The objection here is not Puritanical or prudish - it is deeply connected with human nature, the order of the universe, God’s purposes in the world, and ultimately human happiness and flourishing. Thinking through the ethical and social norms of the creative class brings in other tensions for Christians. Florida talks about creativity and tolerance going hand in hand. In the book he frequently mentions how an index for measuring the number/tolerance of gay men is strongly correlated with concentration of creative people, which in turn is strongly correlated with high economic growth.
Florida’s point is not that gay men are more creative people per se, but rather that the types of places they live are more tolerant, and therefore more diverse and interesting, than many other places. And even Christians can acknowledge that diversity, tolerance, and respect for our fellow human beings, even for those who live in ways we believe are wrong, is good up to a point. But can Christians really embrace the kind of moral openness Florida thinks is central to the creative process?

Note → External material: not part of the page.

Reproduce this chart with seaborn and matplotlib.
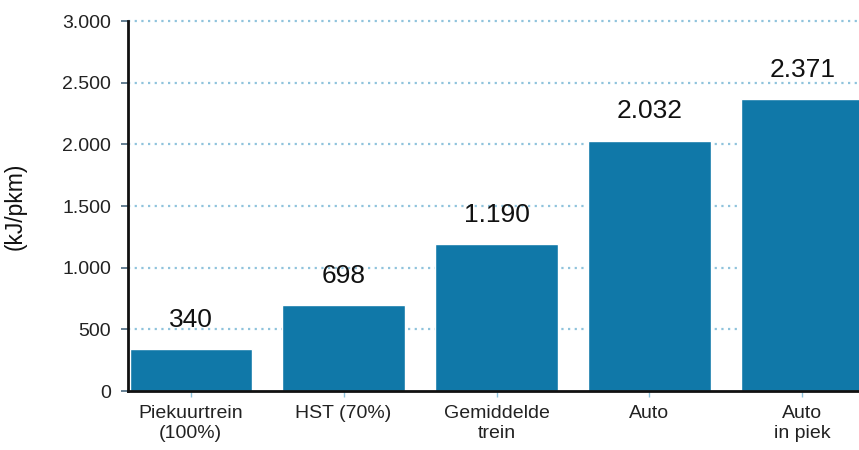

Our track record does not look particularly good when you survey the art and music world, the ivy halls of elite education institutions, or trendy offices of Silicon Valley and tech startups.
The question Christians need to grapple with, in as much as Florida’s analysis is correct, is how far we can go in participating and even embracing multicultural and diversity values without eroding our ability to live moral lives and adhere to beliefs about good and evil.